• [Challenge] Begin at the top of the records below and return each line exactly through the line with "0.289, 0.021, 0.050, 0.087, -0.680, 0.177, 0.084, 0.478]". Skip pictures.

• [Given data]
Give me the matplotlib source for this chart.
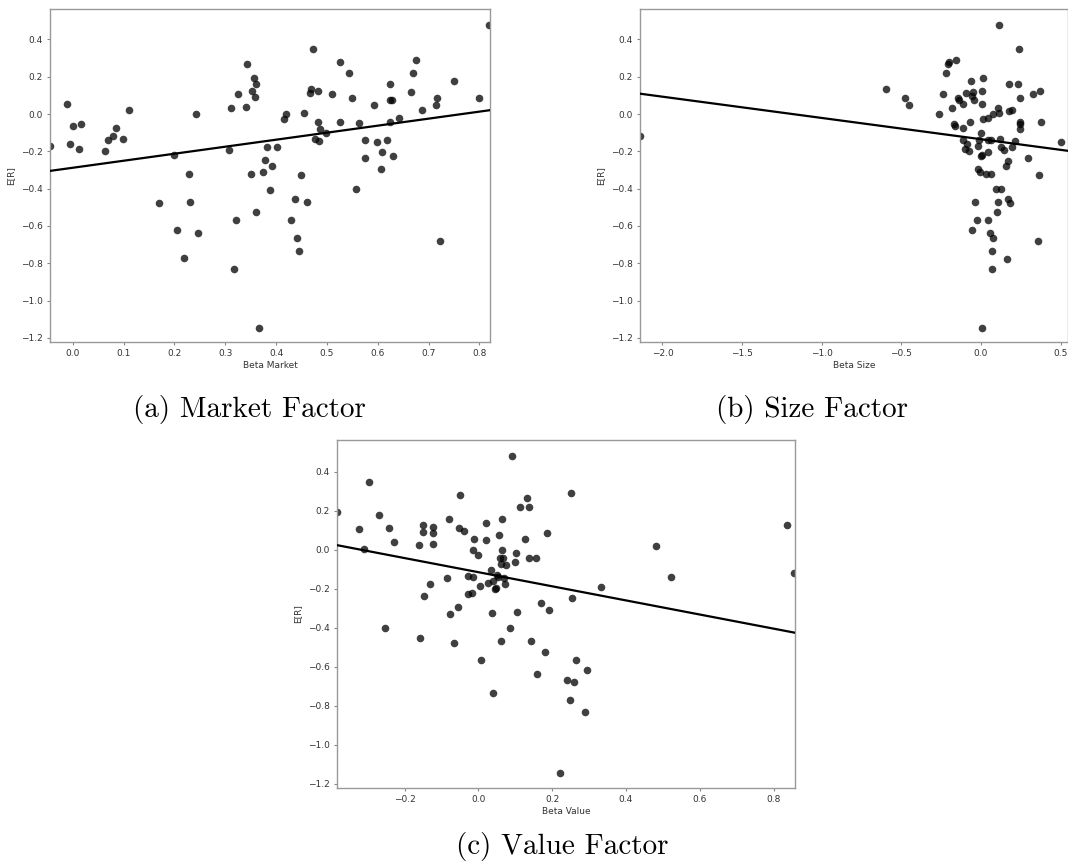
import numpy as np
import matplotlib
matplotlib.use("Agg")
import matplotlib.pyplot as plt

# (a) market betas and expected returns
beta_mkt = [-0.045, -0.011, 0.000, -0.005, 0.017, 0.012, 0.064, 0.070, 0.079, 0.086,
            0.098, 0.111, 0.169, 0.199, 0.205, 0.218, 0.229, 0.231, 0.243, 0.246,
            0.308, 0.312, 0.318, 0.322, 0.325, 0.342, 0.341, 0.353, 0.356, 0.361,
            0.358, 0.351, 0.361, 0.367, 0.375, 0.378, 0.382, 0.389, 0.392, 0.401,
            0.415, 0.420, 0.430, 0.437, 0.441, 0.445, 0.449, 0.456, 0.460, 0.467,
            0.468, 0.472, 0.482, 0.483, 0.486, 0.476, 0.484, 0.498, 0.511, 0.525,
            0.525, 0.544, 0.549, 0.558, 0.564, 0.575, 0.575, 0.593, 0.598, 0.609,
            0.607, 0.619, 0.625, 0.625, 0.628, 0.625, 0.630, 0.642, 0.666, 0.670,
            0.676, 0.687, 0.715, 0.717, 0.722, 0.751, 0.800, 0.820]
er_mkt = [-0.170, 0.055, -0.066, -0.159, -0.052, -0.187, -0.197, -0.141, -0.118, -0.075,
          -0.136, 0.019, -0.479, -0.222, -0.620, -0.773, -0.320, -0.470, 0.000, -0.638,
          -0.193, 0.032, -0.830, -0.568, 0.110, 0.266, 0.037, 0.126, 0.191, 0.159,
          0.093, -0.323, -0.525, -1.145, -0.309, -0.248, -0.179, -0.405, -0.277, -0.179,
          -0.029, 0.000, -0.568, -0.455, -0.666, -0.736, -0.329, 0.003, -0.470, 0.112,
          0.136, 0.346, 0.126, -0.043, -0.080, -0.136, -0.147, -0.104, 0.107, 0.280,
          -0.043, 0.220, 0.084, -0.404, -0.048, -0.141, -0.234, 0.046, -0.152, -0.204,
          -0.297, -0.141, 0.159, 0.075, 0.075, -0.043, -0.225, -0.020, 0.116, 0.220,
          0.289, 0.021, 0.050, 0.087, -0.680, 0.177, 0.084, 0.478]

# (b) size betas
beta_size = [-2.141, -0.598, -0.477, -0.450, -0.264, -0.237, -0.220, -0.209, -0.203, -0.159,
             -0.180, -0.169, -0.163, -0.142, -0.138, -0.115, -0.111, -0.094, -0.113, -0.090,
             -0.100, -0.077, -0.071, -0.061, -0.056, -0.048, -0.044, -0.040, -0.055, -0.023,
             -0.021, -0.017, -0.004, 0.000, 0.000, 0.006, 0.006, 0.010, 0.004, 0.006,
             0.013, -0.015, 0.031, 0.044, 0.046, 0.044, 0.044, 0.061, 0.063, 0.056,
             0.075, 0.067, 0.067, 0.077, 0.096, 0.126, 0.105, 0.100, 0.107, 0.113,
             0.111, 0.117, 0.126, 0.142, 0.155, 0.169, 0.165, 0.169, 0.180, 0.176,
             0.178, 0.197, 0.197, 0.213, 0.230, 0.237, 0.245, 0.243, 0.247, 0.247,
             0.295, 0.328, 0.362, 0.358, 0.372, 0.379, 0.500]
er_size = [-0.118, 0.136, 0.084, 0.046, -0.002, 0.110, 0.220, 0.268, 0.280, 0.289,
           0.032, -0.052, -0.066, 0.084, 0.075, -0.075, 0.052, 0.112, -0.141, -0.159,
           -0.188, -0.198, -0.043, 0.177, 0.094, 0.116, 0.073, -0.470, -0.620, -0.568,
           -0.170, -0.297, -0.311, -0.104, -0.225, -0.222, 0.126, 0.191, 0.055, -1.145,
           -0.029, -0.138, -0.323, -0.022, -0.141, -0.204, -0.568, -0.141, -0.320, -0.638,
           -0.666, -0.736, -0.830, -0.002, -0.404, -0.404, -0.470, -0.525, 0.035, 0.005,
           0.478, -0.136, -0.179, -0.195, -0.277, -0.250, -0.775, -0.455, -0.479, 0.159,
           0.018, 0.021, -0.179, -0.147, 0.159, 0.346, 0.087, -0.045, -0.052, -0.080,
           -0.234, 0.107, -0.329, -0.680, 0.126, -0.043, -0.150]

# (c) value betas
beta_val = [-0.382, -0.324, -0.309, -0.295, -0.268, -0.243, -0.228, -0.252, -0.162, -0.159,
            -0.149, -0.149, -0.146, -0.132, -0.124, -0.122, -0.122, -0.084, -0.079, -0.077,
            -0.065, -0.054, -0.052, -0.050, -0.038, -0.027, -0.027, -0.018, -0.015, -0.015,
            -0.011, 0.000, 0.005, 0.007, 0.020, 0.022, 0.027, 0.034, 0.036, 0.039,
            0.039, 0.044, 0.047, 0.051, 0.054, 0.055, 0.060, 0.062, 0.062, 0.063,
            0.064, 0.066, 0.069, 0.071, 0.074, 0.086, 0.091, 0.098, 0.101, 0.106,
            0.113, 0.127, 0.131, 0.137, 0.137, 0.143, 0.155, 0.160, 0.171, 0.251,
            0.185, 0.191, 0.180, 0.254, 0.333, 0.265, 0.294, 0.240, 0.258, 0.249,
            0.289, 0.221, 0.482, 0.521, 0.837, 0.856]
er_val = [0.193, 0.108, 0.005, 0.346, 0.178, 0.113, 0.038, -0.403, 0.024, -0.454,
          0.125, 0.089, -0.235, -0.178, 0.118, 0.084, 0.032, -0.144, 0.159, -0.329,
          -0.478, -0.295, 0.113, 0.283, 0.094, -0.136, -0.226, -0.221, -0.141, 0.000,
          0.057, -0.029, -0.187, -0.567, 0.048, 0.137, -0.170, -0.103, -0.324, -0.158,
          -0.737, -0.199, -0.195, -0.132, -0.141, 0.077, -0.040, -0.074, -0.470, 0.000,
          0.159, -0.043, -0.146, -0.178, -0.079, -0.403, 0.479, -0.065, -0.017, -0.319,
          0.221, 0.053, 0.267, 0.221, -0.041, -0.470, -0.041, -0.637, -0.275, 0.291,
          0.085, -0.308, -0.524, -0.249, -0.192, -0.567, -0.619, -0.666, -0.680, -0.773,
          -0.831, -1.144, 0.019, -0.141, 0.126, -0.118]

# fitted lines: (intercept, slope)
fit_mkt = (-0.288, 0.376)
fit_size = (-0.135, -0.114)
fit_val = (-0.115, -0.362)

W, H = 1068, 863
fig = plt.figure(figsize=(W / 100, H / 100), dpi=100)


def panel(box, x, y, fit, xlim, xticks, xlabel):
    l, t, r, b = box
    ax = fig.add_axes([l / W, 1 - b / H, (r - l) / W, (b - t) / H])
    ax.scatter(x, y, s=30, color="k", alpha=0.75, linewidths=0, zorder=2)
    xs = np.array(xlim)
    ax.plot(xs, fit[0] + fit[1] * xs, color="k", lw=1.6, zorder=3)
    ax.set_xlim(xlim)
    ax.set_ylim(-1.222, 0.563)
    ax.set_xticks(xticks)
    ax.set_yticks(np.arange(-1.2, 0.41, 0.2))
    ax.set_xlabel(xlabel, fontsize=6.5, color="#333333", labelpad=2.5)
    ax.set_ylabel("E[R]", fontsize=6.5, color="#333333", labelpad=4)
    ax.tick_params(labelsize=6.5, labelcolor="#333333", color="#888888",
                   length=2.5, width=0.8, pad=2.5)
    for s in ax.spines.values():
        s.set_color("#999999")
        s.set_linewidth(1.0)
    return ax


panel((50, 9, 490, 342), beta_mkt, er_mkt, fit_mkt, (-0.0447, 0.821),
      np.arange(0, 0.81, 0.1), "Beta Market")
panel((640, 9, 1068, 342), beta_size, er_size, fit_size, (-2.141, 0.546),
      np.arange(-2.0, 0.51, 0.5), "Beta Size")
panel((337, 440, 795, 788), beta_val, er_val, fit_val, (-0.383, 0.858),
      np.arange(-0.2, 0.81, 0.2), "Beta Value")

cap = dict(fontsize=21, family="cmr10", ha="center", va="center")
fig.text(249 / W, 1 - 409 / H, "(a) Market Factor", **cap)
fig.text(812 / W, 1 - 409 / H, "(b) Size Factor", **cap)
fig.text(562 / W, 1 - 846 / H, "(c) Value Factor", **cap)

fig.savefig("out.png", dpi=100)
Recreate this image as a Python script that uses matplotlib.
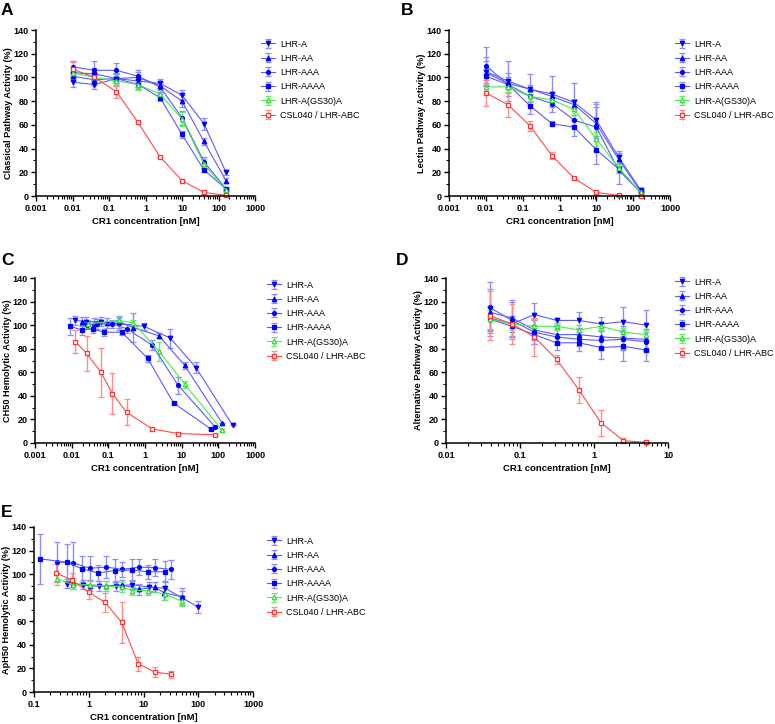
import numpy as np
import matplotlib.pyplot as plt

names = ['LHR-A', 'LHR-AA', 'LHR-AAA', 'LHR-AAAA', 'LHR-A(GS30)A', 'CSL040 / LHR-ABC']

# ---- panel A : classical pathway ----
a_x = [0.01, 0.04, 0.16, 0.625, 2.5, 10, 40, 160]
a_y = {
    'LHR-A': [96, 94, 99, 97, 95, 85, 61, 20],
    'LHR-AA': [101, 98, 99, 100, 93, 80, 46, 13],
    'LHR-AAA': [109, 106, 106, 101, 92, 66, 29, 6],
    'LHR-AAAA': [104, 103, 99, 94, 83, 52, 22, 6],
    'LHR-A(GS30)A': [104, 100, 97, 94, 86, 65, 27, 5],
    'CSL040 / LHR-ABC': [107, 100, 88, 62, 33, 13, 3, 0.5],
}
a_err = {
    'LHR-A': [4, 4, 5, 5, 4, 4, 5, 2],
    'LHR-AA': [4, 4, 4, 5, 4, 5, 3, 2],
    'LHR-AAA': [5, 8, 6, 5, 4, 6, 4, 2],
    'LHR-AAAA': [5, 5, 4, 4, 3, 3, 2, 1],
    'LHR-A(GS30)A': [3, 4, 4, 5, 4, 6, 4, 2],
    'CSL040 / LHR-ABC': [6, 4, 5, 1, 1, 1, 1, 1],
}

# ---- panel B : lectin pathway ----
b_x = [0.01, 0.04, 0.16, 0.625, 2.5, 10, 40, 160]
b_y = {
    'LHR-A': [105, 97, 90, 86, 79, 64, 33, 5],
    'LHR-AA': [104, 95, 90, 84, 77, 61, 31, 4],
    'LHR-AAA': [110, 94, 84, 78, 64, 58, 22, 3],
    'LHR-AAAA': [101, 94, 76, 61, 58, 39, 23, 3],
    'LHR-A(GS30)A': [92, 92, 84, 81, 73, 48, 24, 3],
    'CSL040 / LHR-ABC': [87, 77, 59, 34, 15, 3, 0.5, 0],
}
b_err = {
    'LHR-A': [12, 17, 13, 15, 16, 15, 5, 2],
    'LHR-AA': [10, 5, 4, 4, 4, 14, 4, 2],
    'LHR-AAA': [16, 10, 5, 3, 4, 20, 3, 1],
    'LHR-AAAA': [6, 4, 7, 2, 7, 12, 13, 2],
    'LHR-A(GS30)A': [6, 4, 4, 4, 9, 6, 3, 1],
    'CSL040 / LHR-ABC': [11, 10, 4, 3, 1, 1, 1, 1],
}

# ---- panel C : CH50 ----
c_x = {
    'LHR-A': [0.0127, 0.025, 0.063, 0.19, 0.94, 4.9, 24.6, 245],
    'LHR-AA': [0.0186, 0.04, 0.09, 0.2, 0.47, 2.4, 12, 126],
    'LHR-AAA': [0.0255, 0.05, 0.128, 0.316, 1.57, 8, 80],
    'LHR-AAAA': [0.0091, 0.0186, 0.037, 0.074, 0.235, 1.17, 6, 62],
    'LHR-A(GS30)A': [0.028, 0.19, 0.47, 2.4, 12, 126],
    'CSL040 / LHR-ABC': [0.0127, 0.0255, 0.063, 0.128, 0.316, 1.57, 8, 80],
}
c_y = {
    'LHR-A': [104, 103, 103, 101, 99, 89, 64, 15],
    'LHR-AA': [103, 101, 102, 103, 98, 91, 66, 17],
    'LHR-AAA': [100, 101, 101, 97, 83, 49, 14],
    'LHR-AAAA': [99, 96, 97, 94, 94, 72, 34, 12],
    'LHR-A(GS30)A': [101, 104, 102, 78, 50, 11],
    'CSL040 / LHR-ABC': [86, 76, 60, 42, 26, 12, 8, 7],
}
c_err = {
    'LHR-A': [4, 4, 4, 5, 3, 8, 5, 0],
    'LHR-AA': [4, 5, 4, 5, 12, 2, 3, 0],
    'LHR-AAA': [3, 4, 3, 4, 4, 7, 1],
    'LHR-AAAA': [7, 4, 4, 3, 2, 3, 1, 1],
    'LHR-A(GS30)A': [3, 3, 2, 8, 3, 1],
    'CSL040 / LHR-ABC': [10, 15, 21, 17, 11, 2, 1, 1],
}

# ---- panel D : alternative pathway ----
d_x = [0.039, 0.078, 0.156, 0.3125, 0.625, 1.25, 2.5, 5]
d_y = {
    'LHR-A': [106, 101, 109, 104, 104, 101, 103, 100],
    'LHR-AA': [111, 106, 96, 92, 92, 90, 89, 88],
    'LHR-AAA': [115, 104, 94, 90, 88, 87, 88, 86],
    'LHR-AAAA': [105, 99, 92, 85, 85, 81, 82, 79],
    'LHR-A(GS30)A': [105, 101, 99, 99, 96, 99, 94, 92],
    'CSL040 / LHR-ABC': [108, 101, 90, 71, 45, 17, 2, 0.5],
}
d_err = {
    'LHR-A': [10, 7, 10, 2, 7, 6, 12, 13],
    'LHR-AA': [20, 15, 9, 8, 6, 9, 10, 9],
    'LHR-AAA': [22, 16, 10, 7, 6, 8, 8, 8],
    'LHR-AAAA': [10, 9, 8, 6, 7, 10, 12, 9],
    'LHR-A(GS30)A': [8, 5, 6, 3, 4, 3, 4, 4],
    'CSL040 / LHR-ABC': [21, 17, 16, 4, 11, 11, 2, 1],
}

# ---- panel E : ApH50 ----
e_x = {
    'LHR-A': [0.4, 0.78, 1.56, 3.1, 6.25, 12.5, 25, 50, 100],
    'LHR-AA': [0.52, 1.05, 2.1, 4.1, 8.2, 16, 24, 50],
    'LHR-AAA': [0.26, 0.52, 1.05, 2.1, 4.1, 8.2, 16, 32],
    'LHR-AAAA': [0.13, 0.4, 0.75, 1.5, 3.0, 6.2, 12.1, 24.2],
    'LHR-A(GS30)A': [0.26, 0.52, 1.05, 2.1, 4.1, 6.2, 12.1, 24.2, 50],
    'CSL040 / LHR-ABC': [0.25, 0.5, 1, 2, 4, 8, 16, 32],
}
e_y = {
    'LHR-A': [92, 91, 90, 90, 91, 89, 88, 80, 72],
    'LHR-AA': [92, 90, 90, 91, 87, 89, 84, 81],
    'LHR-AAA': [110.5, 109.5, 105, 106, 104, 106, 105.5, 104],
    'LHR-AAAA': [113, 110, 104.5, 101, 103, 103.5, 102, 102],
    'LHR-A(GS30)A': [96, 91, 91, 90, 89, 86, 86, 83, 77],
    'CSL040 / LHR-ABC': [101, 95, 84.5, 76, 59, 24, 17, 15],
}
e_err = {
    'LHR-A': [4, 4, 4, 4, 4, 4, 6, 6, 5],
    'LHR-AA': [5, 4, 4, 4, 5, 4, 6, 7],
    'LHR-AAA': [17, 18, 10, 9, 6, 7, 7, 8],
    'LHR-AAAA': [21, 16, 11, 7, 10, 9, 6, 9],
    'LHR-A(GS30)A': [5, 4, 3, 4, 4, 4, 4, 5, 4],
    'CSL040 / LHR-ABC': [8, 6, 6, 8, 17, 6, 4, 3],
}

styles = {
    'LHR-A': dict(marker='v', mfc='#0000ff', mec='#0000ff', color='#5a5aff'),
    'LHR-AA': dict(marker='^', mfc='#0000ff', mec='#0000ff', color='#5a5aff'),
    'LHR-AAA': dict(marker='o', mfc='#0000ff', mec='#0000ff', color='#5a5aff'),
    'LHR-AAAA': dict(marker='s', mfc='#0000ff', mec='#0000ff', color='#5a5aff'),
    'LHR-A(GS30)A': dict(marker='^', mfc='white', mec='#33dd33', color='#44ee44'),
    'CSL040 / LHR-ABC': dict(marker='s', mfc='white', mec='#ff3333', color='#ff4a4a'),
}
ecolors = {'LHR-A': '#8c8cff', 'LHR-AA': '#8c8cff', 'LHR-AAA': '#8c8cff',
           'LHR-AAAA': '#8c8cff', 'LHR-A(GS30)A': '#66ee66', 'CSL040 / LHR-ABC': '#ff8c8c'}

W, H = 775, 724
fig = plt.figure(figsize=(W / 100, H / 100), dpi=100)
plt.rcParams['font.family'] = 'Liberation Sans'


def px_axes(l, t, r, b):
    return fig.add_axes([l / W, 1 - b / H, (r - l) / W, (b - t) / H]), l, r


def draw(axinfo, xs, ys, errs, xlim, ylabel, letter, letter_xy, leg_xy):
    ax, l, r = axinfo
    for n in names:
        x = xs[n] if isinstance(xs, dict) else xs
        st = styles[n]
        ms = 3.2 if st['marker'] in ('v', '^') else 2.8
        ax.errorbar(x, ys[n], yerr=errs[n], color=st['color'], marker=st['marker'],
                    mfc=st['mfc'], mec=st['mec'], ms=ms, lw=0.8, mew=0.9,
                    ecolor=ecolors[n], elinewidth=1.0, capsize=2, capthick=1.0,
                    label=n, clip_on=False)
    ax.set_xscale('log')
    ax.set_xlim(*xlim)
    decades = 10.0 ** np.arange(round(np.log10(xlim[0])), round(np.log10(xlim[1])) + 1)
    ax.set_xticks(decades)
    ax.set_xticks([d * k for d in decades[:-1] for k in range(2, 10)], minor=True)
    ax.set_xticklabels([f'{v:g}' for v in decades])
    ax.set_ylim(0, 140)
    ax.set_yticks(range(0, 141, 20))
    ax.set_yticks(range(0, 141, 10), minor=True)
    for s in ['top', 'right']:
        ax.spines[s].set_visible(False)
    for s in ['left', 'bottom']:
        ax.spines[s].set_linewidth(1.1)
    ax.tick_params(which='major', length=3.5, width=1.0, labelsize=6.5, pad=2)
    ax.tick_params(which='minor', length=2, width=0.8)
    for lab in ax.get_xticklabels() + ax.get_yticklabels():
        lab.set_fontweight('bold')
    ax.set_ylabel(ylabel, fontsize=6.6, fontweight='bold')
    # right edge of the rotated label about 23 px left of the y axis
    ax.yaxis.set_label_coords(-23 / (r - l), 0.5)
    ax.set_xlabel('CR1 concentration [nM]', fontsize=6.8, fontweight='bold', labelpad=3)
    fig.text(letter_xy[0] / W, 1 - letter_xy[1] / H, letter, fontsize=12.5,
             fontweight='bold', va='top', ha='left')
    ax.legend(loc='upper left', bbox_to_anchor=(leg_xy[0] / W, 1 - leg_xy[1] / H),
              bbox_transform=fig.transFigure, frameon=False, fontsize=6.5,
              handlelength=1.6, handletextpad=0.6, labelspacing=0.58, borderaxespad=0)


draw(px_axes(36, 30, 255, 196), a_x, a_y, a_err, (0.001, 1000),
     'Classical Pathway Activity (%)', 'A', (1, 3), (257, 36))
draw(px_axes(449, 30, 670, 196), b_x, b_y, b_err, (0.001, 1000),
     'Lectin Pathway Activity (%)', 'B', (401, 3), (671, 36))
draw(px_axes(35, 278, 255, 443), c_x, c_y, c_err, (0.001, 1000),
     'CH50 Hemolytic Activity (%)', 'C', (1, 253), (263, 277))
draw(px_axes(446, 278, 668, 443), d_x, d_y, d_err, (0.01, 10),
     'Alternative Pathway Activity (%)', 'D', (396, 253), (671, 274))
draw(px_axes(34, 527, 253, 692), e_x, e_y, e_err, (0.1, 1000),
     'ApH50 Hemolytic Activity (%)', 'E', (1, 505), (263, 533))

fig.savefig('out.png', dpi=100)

• [Finished exercise]
Give me the matplotlib source for this chart.
import numpy as np
import matplotlib
matplotlib.use("Agg")
import matplotlib.pyplot as plt

# (a) market betas and expected returns
beta_mkt = [-0.045, -0.011, 0.000, -0.005, 0.017, 0.012, 0.064, 0.070, 0.079, 0.086,
            0.098, 0.111, 0.169, 0.199, 0.205, 0.218, 0.229, 0.231, 0.243, 0.246,
            0.308, 0.312, 0.318, 0.322, 0.325, 0.342, 0.341, 0.353, 0.356, 0.361,
            0.358, 0.351, 0.361, 0.367, 0.375, 0.378, 0.382, 0.389, 0.392, 0.401,
            0.415, 0.420, 0.430, 0.437, 0.441, 0.445, 0.449, 0.456, 0.460, 0.467,
            0.468, 0.472, 0.482, 0.483, 0.486, 0.476, 0.484, 0.498, 0.511, 0.525,
            0.525, 0.544, 0.549, 0.558, 0.564, 0.575, 0.575, 0.593, 0.598, 0.609,
            0.607, 0.619, 0.625, 0.625, 0.628, 0.625, 0.630, 0.642, 0.666, 0.670,
            0.676, 0.687, 0.715, 0.717, 0.722, 0.751, 0.800, 0.820]
er_mkt = [-0.170, 0.055, -0.066, -0.159, -0.052, -0.187, -0.197, -0.141, -0.118, -0.075,
          -0.136, 0.019, -0.479, -0.222, -0.620, -0.773, -0.320, -0.470, 0.000, -0.638,
          -0.193, 0.032, -0.830, -0.568, 0.110, 0.266, 0.037, 0.126, 0.191, 0.159,
          0.093, -0.323, -0.525, -1.145, -0.309, -0.248, -0.179, -0.405, -0.277, -0.179,
          -0.029, 0.000, -0.568, -0.455, -0.666, -0.736, -0.329, 0.003, -0.470, 0.112,
          0.136, 0.346, 0.126, -0.043, -0.080, -0.136, -0.147, -0.104, 0.107, 0.280,
          -0.043, 0.220, 0.084, -0.404, -0.048, -0.141, -0.234, 0.046, -0.152, -0.204,
          -0.297, -0.141, 0.159, 0.075, 0.075, -0.043, -0.225, -0.020, 0.116, 0.220,
          0.289, 0.021, 0.050, 0.087, -0.680, 0.177, 0.084, 0.478]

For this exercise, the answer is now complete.